Splintering Along
Several years ago I had what I might consider one of my greatest "modern
moments". I was trolling through a great state of the Northwest and stopped
in a little antique store filled to the brim with depression glass, Maxfield
Parrish prints, and more baubles and beads than you could shake a stick at.
Not
a modern nugget in sight; certainly, one would think, a lost cause or at the
very least, another wasted ten minutes. The owner asked me what I was looking for,
and while I usually respond with "whatever my eye catches" to avoid a
20 minute explaination outlining the differenes between Eames Chairs and Penguin
Ice Buckets, I stated "midcentury modern stuff". The only other
customer in the store snapped his head toward me and proclaimed he knew a man,
who happened to be the largest collector of American Military Memorablia in the
country, who had a barn full of Eames Leg Splints*.
Realizing this stop was, in
fact, time well spent, I was on the horn with the military collector guy, got
directions for a 20 mile drive in a snowstorm, to my new modern mecca, minus the
tanks. I tipped my hat to the shopkeeper, blew a kiss to the kind customer as I
promised him a kickback, and was off like a prom dress.
Low and behold the military collector guy, with his eastern european accent
and his scurrying wife, led me to what might have been the prettiest sight in
modern history, a true hybrid of organic and modern design.
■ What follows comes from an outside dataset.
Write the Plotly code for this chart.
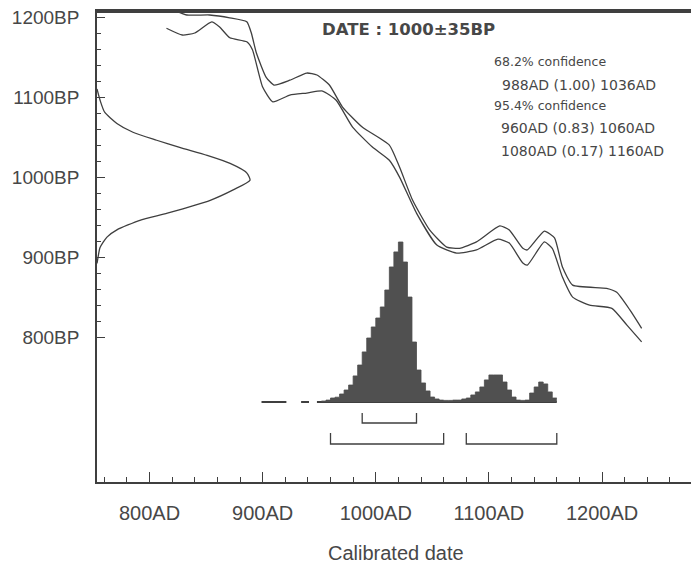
import plotly.graph_objects as go

# ---------------- data ----------------
# calibration curve (upper and lower 1-sigma envelope): calendar year AD, radiocarbon BP
cal_upper_year = [817, 833, 853, 871, 886, 890, 894.5, 903, 910, 924, 939, 948, 959, 970.6, 988,
                  1012, 1021, 1032.6, 1047.6, 1062.7, 1074, 1089, 1109.6, 1118, 1130, 1134, 1149,
                  1158, 1165, 1174, 1204, 1213, 1224.6, 1235]
cal_upper_bp = [1211, 1202.5, 1202.5, 1199, 1194, 1180, 1155, 1125, 1115, 1121, 1130, 1127.5, 1115,
                1087.5, 1062.5, 1040, 1012.5, 971, 934, 912.5, 911, 919, 939, 934, 911, 909, 932.5,
                924, 887.5, 865, 861, 856, 834, 811]
cal_lower_year = [815, 829, 840, 855, 862, 871, 886, 891, 900, 909, 924, 939, 953, 965, 979.5, 997,
                  1012, 1021, 1036, 1054, 1071.5, 1089, 1108, 1118, 1130, 1134, 1149, 1156, 1165,
                  1174, 1189, 1208.7, 1222, 1235]
cal_lower_bp = [1186, 1177.5, 1180, 1194, 1187.5, 1174, 1169, 1159, 1112.5, 1094, 1102.5, 1105,
                1107.5, 1096, 1062.5, 1037.5, 1021, 1000, 955, 915, 905, 909, 922.5, 917.5, 892.5,
                890, 919, 911, 875, 850, 840, 836, 815, 794]

# radiocarbon measurement distribution (BP, relative probability)
meas_bp = [1110, 1096, 1081, 1067, 1056, 1046, 1037, 1027, 1017, 1005, 996, 984, 971, 955, 946,
           934, 925, 912, 900, 892]
meas_prob = [0.0, 0.02, 0.05, 0.13, 0.235, 0.39, 0.54, 0.72, 0.87, 0.98, 1.0, 0.89, 0.74, 0.46,
             0.28, 0.13, 0.065, 0.02, 0.007, 0.0]

# calibrated probability histogram (bin start year AD, width 4 years)
bin_start = [952, 956, 960, 964, 968, 972, 976, 980, 984, 988, 992, 996, 1000, 1004, 1008, 1012,
             1016, 1020, 1024, 1028, 1032, 1036, 1040, 1044, 1048, 1052, 1056, 1060, 1064, 1068,
             1072, 1076, 1080, 1084, 1088, 1092, 1096, 1100, 1104, 1108, 1112, 1116, 1120, 1124,
             1128, 1132, 1136, 1140, 1144, 1148, 1152, 1156]
bin_prob = [0.006, 0.012, 0.025, 0.03, 0.05, 0.075, 0.106, 0.163, 0.231, 0.313, 0.4, 0.469, 0.525,
            0.594, 0.7, 0.844, 0.938, 1.0, 0.875, 0.656, 0.375, 0.2, 0.119, 0.069, 0.031, 0.019,
            0.012, 0.01, 0.01, 0.012, 0.012, 0.019, 0.025, 0.044, 0.063, 0.094, 0.138, 0.169,
            0.169, 0.169, 0.125, 0.075, 0.031, 0.012, 0.01, 0.012, 0.056, 0.094, 0.125, 0.113,
            0.063, 0.025]
bin_width = 4
# low-probability segments drawn as baseline only
tail_from = [899, 934, 948]
tail_to = [921, 941, 1160]

# confidence ranges
range68_from = [988]
range68_to = [1036]
range68_p = [1.00]
range95_from = [960, 1080]
range95_to = [1060, 1160]
range95_p = [0.83, 0.17]

x_ticks = [800, 900, 1000, 1100, 1200]
x_ticktext = ["800AD", "900AD", "1000AD", "1100AD", "1200AD"]
y_ticks = [800, 900, 1000, 1100, 1200]
y_ticktext = ["800BP", "900BP", "1000BP", "1100BP", "1200BP"]
date_label = "DATE : 1000±35BP"
x_title = "Calibrated date"

# ---------------- figure ----------------
INK = "#3f3f3f"
TXT = "#474747"
OFF = 8                      # page body margin
W, H = 699 - OFF, 566 - OFF
ML, MR, MT, MB = 97 - OFF, 0, 3, 84
PW, PH = W - ML - MR, H - MT - MB
X_RANGE = [753.6, 1285.7]
Y_RANGE = [619, 1207.5]


def px_to_paper_x(px):          # px measured in the full 699x566 window
    return (px - OFF - ML) / PW


def px_to_paper_y(py):
    return (H - MB - (py - OFF)) / PH


# histogram axis: baseline (0) at window row 402, peak (1) at window row 242
fb = px_to_paper_y(402)
fp = px_to_paper_y(242)
y2_range = [-fb / (fp - fb), (1 - fb) / (fp - fb)]
# measurement curve axis: 0 at left axis, 1 at window column 250
x2_range = [0, PW / (250 - 97)]

fig = go.Figure()

fig.add_trace(go.Scatter(x=meas_prob, y=meas_bp, xaxis="x2", yaxis="y", mode="lines",
                         line=dict(color=INK, width=1.3, shape="spline", smoothing=0.6),
                         hoverinfo="skip"))
fig.add_trace(go.Scatter(x=cal_upper_year, y=cal_upper_bp, mode="lines",
                         line=dict(color=INK, width=1.3, shape="spline", smoothing=0.5)))
fig.add_trace(go.Scatter(x=cal_lower_year, y=cal_lower_bp, mode="lines",
                         line=dict(color=INK, width=1.3, shape="spline", smoothing=0.5)))

# baseline segments
bx, by = [], []
for a, b in zip(tail_from, tail_to):
    bx += [a, b, None]
    by += [0, 0, None]
fig.add_trace(go.Scatter(x=bx, y=by, xaxis="x", yaxis="y2", mode="lines",
                         line=dict(color=INK, width=2)))

# stepped histogram
hx = bin_start + [bin_start[-1] + bin_width]
hy = bin_prob + [bin_prob[-1]]
fig.add_trace(go.Scatter(x=hx, y=hy, xaxis="x", yaxis="y2", mode="lines",
                         line=dict(color="#4d4d4d", width=0.8, shape="hv"),
                         fill="tozeroy", fillcolor="#505050"))


# confidence brackets
def bracket(froms, tos, top, bottom):
    xs, ys = [], []
    for a, b in zip(froms, tos):
        xs += [a, a, b, b, None]
        ys += [top, bottom, bottom, top, None]
    return xs, ys


def py_to_y2(py):
    return (402 - py) / 160.0


xs, ys = bracket(range68_from, range68_to, py_to_y2(413), py_to_y2(423))
fig.add_trace(go.Scatter(x=xs, y=ys, xaxis="x", yaxis="y2", mode="lines",
                         line=dict(color=INK, width=1.3)))
xs, ys = bracket(range95_from, range95_to, py_to_y2(433), py_to_y2(444))
fig.add_trace(go.Scatter(x=xs, y=ys, xaxis="x", yaxis="y2", mode="lines",
                         line=dict(color=INK, width=1.3)))

# text
ann = []
ann.append(dict(text=date_label, x=px_to_paper_x(320), y=px_to_paper_y(30), xref="paper",
                yref="paper", xanchor="left", yanchor="middle", showarrow=False,
                font=dict(family="DejaVu Sans", size=16.5, color=TXT, weight="bold")))
lines = [("68.2% confidence", 492, 62, 12.5)]
rows_y = [85]
for (a, b, p), yy in zip(zip(range68_from, range68_to, range68_p), rows_y):
    lines.append((f"{a}AD ({p:.2f}) {b}AD", 500, yy, 14))
lines.append(("95.4% confidence", 492, 106, 12.5))
rows_y = [128, 151]
for (a, b, p), yy in zip(zip(range95_from, range95_to, range95_p), rows_y):
    lines.append((f"{a}AD ({p:.2f}) {b}AD", 499, yy, 14))
for t, xx, yy, fs in lines:
    ann.append(dict(text=t, x=px_to_paper_x(xx), y=px_to_paper_y(yy), xref="paper", yref="paper",
                    xanchor="left", yanchor="middle", showarrow=False,
                    font=dict(family="DejaVu Sans", size=fs, color=TXT)))
ann.append(dict(text=x_title, x=px_to_paper_x(396), y=px_to_paper_y(553), xref="paper",
                yref="paper", xanchor="center", yanchor="middle", showarrow=False,
                font=dict(family="Liberation Sans", size=20, color=TXT)))

# top frame: thin filled band just inside the plot area
band = 2.0 / PH
fig.update_layout(
    width=W, height=H,
    margin=dict(l=ML, r=MR, t=MT, b=MB, autoexpand=False),
    paper_bgcolor="white", plot_bgcolor="white",
    showlegend=False,
    annotations=ann,
    shapes=[dict(type="rect", xref="paper", yref="paper", x0=0, x1=1, y0=1 - band, y1=1,
                 layer="above", fillcolor=INK, line=dict(width=0))],
    xaxis=dict(range=X_RANGE, showline=True, linecolor=INK, linewidth=1.5, mirror=True,
               ticks="inside", ticklen=10, tickwidth=1.3, tickcolor=INK, automargin=False,
               tickvals=x_ticks, ticktext=x_ticktext, ticklabelstandoff=12,
               ticklabeloverflow="allow",
               tickfont=dict(family="Liberation Sans", size=20, color=TXT),
               minor=dict(ticks="inside", ticklen=5, tickwidth=1.2, tickcolor=INK,
                          tickvals=list(range(760, 1281, 20))),
               showgrid=False, zeroline=False),
    yaxis=dict(range=Y_RANGE, showline=True, linecolor=INK, linewidth=1.5, mirror=False,
               ticks="inside", ticklen=8, tickwidth=1.3, tickcolor=INK, automargin=False,
               tickvals=y_ticks, ticktext=y_ticktext, ticklabelstandoff=12,
               ticklabeloverflow="allow",
               tickfont=dict(family="Liberation Sans", size=19, color=TXT),
               minor=dict(ticks="inside", ticklen=4, tickwidth=1.2, tickcolor=INK,
                          tickvals=list(range(800, 1201, 20))),
               showgrid=False, zeroline=False),
    xaxis2=dict(overlaying="x", range=x2_range, visible=False),
    yaxis2=dict(overlaying="y", range=y2_range, visible=False),
)

fig.write_html("out.html")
When the barn doors
flung open, I saw above my head thousands of single and boxed wrapped Eames
Splints, shoved into the rafters and atop the hay bales, to and fro amongst the
military tanks. The military collector guy chuckled at the craziness and
excitement I felt, and at the same time I took him for crazy.
For a song and a dance I packed 20 splints under my arm, took a polaroid of
us all together, and made my way back through the same snowstorm.
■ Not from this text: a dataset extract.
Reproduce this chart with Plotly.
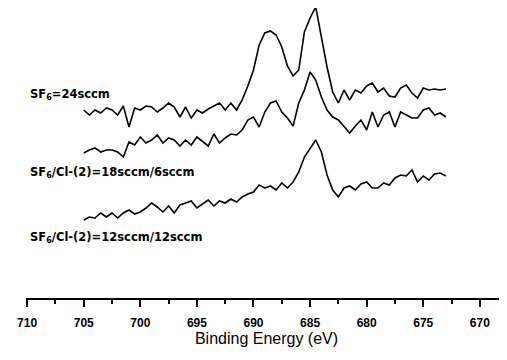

One month later I called the military collector guy and asked him to send 20
more splints. For an addtional $5 shipping I received them within 5 days. One
month later I called him for more splints but to no avail... as it turned out,
someone beat me to both the punch and the bank.
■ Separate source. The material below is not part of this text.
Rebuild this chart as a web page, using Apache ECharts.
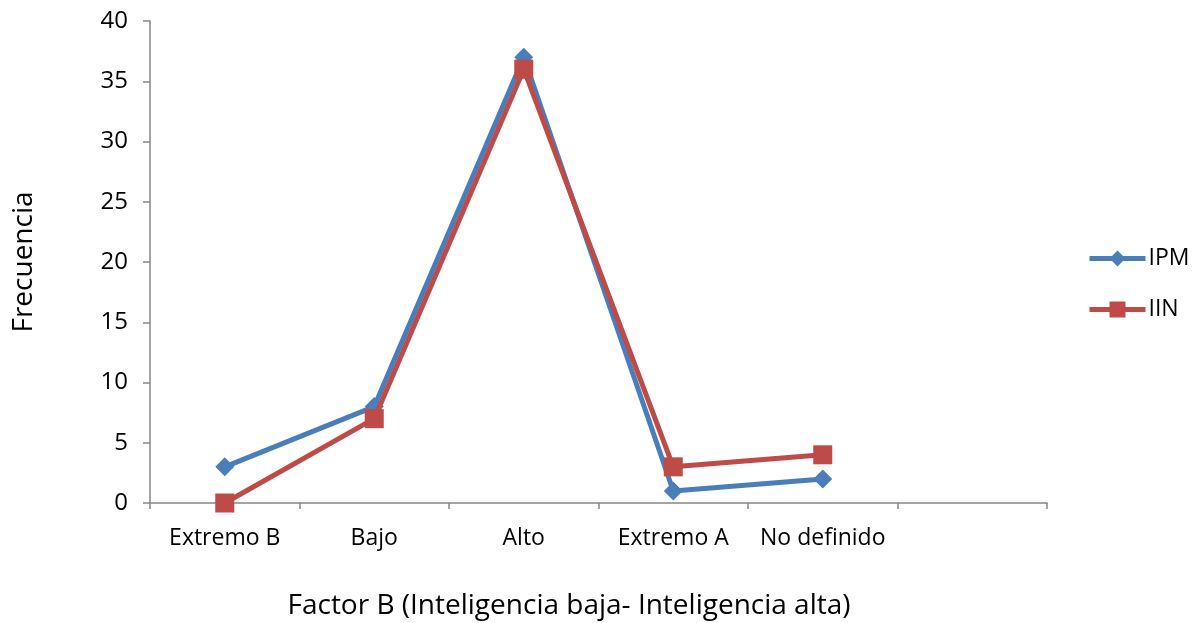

-The End, but really the beginning
* Plywood leg splints designed by Ray and Charles Eames for use during
WWII. As the use of plywood and other important materials was limited to
military production only, here the Eames' perfected their knowledge and skills
in the mass production manufacturing of bent plywood, thus leading them to
the design and production of their Plywood Chairs for Herman Miller.